Pop singer Mariah Carey has signed a four-album contract with Virgin Records worth an estimated $80 million, a deal representing a colossal wager on the label's international marketing machine.

The Virgin deal, announced Tuesday, won out over rival offers from Arista Records and several other labels, sources said. The contract is the first such blockbuster in several years, following a series of mega-deals in the 1990s by stars such as R.E.M., Janet Jackson, Michael Jackson, U2, Aerosmith and the Rolling Stones.

Such mega-deals have fallen out of favor, analysts say, because they failed to deliver the profits hoped for. Indeed, rival executives said they were stunned at the size of Virgin's offer, suggesting the company would never see a profit.

But in an industry filled with single-hit acts, a superstar like Carey is considered the closest thing to a sure bet. The superstars also provide the companies with leverage in seeking retail space for their other offerings.

The deal comes at a time in the record business when sales are essentially flat, the number of record retailers is shrinking and the Internet is potentially threatening already-thin profit margins.

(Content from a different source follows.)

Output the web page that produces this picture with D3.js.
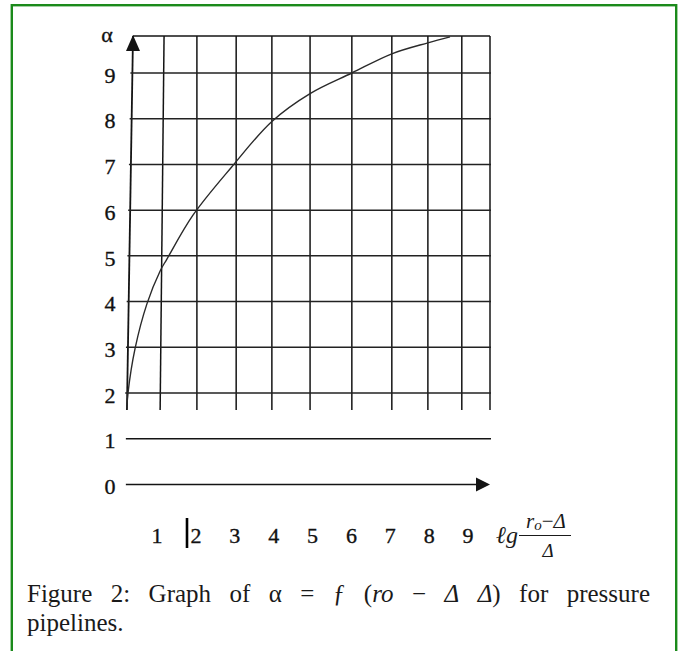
<!DOCTYPE html>
<html>
<head>
<meta charset="utf-8">
<script src="https://cdn.jsdelivr.net/npm/d3@7/dist/d3.min.js"></script>
<style>
  html, body { margin: 0; padding: 0; background: #fff; }
  svg { display: block; }
</style>
</head>
<body>
<svg id="chart" width="680" height="651"></svg>
<script>
// α as a function of lg((r0 − Δ)/Δ) for pressure pipelines

// curve points: x = lg((r0 − Δ)/Δ), alpha = α
const curveX     = [-0.17, -0.14, 0.06, 0.39, 0.76, 0.95, 1.68, 2.77, 3.89, 4.96, 6.13, 7.25, 8.26, 8.88];
const curveAlpha = [ 1.67,  2.00, 2.98, 3.95, 4.67, 4.93, 5.89, 6.95, 7.94, 8.55, 9.00, 9.42, 9.66, 9.79];

// hand-ruled vertical grid lines (value at the top edge and at the bottom edge)
const gridXTop    = [0, 0.87, 1.79, 2.89, 3.89, 4.96, 6.13, 7.25, 8.26, 9.21, 10];
const gridXBottom = [-0.17, 0.76, 1.79, 2.89, 3.89, 4.96, 6.13, 7.25, 8.26, 9.21, 10];

// horizontal grid lines and the lower guide lines
const alphaTicks = [2, 3, 4, 5, 6, 7, 8, 9];
const lowerLines = [1, 0];
const gridTopAlpha = 9.81;
const gridBottomAlpha = 1.63;
const xDomain = [0, 10];

// x tick labels typed under the axis
const xTickLabels = ["1", "2", "3", "4", "5", "6", "7", "8", "9"];

const svg = d3.select("#chart");
const serif = "'Liberation Serif', 'DejaVu Serif', serif";
const ink = "#141414";

// frame
svg.append("rect")
  .attr("x", 11.8).attr("y", 5.2)
  .attr("width", 664.4).attr("height", 700)
  .attr("fill", "none")
  .attr("stroke", "#1b8a1b")
  .attr("stroke-width", 2.4);

const x = d3.scaleLinear().domain(xDomain).range([133, 490]);
const y = d3.scaleLinear().domain([2, 9]).range([393, 73]);

// x position of the (slightly slanted) α axis at a given α
const axisAt = d3.scaleLinear()
  .domain([gridTopAlpha, gridBottomAlpha])
  .range([x(gridXTop[0]), x(gridXBottom[0])]);

const grid = svg.append("g").attr("stroke", ink).attr("fill", "none");

// vertical lines (the first one is the α axis)
grid.selectAll("line.v")
  .data(d3.zip(gridXTop, gridXBottom))
  .join("line")
  .attr("class", "v")
  .attr("x1", d => x(d[0])).attr("y1", y(gridTopAlpha))
  .attr("x2", d => x(d[1])).attr("y2", y(gridBottomAlpha))
  .attr("stroke-width", (d, i) => i === 0 ? 1.8 : 1.5);

// top edge of the grid
grid.append("line")
  .attr("x1", axisAt(gridTopAlpha)).attr("y1", y(gridTopAlpha))
  .attr("x2", x(xDomain[1])).attr("y2", y(gridTopAlpha))
  .attr("stroke-width", 1.5);

// horizontal α lines
grid.selectAll("line.h")
  .data(alphaTicks)
  .join("line")
  .attr("class", "h")
  .attr("x1", d => axisAt(d) - 2).attr("y1", d => y(d))
  .attr("x2", x(xDomain[1]) + 1).attr("y2", d => y(d))
  .attr("stroke-width", 1.5)
  .attr("stroke", "#222");

// lower guide lines for α = 1 and α = 0
grid.selectAll("line.low")
  .data(lowerLines)
  .join("line")
  .attr("class", "low")
  .attr("x1", x(-0.2)).attr("y1", d => y(d))
  .attr("x2", d => d === 0 ? x(xDomain[1]) - 12 : x(xDomain[1]) + 1)
  .attr("y2", d => y(d))
  .attr("stroke-width", 1.5);

// arrow heads
const tipY = y(gridTopAlpha) - 1;
svg.append("path")
  .attr("d", `M${x(0)},${tipY} L${x(0) - 7},${tipY + 16} L${x(0) + 7},${tipY + 16} Z`)
  .attr("fill", ink);
const ax = x(xDomain[1]), ay = y(0);
svg.append("path")
  .attr("d", `M${ax},${ay} L${ax - 14},${ay - 7} L${ax - 14},${ay + 7} Z`)
  .attr("fill", ink);

// α(x) curve
const line = d3.line()
  .x(d => x(d[0]))
  .y(d => y(d[1]))
  .curve(d3.curveCatmullRom.alpha(0.5));
svg.append("path")
  .datum(d3.zip(curveX, curveAlpha))
  .attr("d", line)
  .attr("fill", "none")
  .attr("stroke", "#2a2a2a")
  .attr("stroke-width", 1.4);

// α tick labels
const yLabels = svg.append("g")
  .attr("font-family", serif)
  .attr("font-size", 22)
  .attr("fill", "#111")
  .attr("stroke", "#111")
  .attr("stroke-width", 0.35)
  .attr("text-anchor", "middle");
yLabels.selectAll("text")
  .data(alphaTicks.concat(lowerLines))
  .join("text")
  .attr("x", 110)
  .attr("y", d => y(d) + 2)
  .attr("dy", "0.35em")
  .text(d => d);
yLabels.append("text")
  .attr("x", 107).attr("y", y(gridTopAlpha) - 1)
  .attr("dy", "0.3em")
  .text("α");

// x tick labels
const xl = d3.scalePoint().domain(xTickLabels).range([157, 468]);
const xLabels = svg.append("g")
  .attr("font-family", serif)
  .attr("font-size", 22)
  .attr("fill", "#111")
  .attr("stroke", "#111")
  .attr("stroke-width", 0.35)
  .attr("text-anchor", "middle");
xLabels.selectAll("text")
  .data(xTickLabels)
  .join("text")
  .attr("x", d => xl(d))
  .attr("y", 543)
  .text(d => d);

// text cursor left beside the "2"
svg.append("line")
  .attr("x1", 187).attr("x2", 187)
  .attr("y1", 518).attr("y2", 548)
  .attr("stroke", "#000").attr("stroke-width", 2.6);

// axis title: lg (r0 − Δ)/Δ
const title = svg.append("g").attr("font-family", serif).attr("fill", "#1a1a1a").attr("font-style", "italic");
title.append("text").attr("x", 496).attr("y", 543).attr("font-size", 24).text("ℓg");
const num = title.append("text").attr("x", 546).attr("y", 528).attr("font-size", 21).attr("text-anchor", "middle");
num.append("tspan").text("r");
num.append("tspan").attr("font-size", 15).attr("dy", 2).text("o");
num.append("tspan").attr("dy", -2).attr("font-style", "normal").text("−");
num.append("tspan").text("Δ");
title.append("line")
  .attr("x1", 519).attr("x2", 571)
  .attr("y1", 535.5).attr("y2", 535.5)
  .attr("stroke", "#1a1a1a").attr("stroke-width", 1.2);
title.append("text").attr("x", 548).attr("y", 557).attr("font-size", 19).attr("text-anchor", "middle").text("Δ");

// caption, justified on the first line
const captionLines = [
  [["Figure"], ["2:"], ["Graph"], ["of"], ["α"], ["="], ["ƒ"], ["(", "*ro"], ["−"], ["*Δ"], ["*Δ", ")"], ["for"], ["pressure"]],
  [["pipelines."]]
];
const cap = svg.append("g")
  .attr("font-family", serif)
  .attr("font-size", 25)
  .attr("fill", "#1a1a1a");
function layoutLine(words, baseline, x0, x1, justify) {
  const nodes = words.map(parts => {
    const t = cap.append("text").attr("y", baseline);
    parts.forEach(p => {
      const it = p.startsWith("*");
      t.append("tspan").attr("font-style", it ? "italic" : "normal").text(it ? p.slice(1) : p);
    });
    return t;
  });
  const widths = nodes.map(n => n.node().getComputedTextLength());
  const gap = justify && nodes.length > 1
    ? (x1 - x0 - d3.sum(widths)) / (nodes.length - 1)
    : 6;
  let cx = x0;
  nodes.forEach((n, i) => { n.attr("x", cx); cx += widths[i] + gap; });
}
layoutLine(captionLines[0], 602, 27, 650, true);
layoutLine(captionLines[1], 631, 27, 650, false);
</script>
</body>
</html>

But competition for market share among the five conglomerates, including Vivendi Universal, remains fierce, and Virgin's parent, British music giant EMI Group, is behind. EMI, which also includes the Capitol record label, has 11.1% of sales of current albums in the U.S. this year, ranking it fifth, behind AOL Time Warner, according to SoundScan.

For Virgin, the deal is a chance to demonstrate its ability to market a U.S. star globally at a time when many competitors are trying to increase sales by developing local acts in their international territories. Indeed, sources said bidders were required to submit a global marketing plan to Carey for her next album, a soundtrack for the film "All That Glitters"--though record executives hadn't viewed the movie.

The pact also comes at a crucial juncture for EMI, which has been the subject of takeover rumors for years.

Adding Carey to its roster should provide EMI with luster in the event it fails in its current negotiations to merge with German media giant Bertelsmann. EMI was set to merge with AOL Time Warner's Warner Music Group before the objections of European antitrust regulators pressured the companies to scrap the deal in October.

The giant contract "shows the world, and Bertelsmann, that they're not just going to die a slow death if there's no [merger] deal," said Michael Nathanson, an analyst at Sanford C. Bernstein & Co. "They haven't [signed] a new U.S. superstar in quite a while. She's a bona fide superstar."

But Nathanson warned that "superstars aren't selling like they used to," and added, "I wonder about the return on their investment."

Representatives for Carey and Virgin declined to comment on the deal, which was negotiated by EMI music Chief Executive Ken Berry, Virgin Music Group Vice Chairwoman Nancy Berry and the singer's attorney, Donald Passman.

But sources said the deal includes paying the 31-year-old Carey a $20-million advance upon signing, part of which is an estimated $7-million non-recoupable payment to reimburse her for the cost of buying the rights to the last album on her Sony contract, the movie soundtrack. The deal, which covers four albums of new material and gives Carey full creative control over her work, guarantees an estimated $20-million advance per album plus a 25% royalty on each record sold. Virgin will deduct money from her royalties until the advances are paid off.

The film soundtrack is to be her first Virgin release. Sources said Sony retains the album's distribution rights in Japan, one of the areas where she is most popular.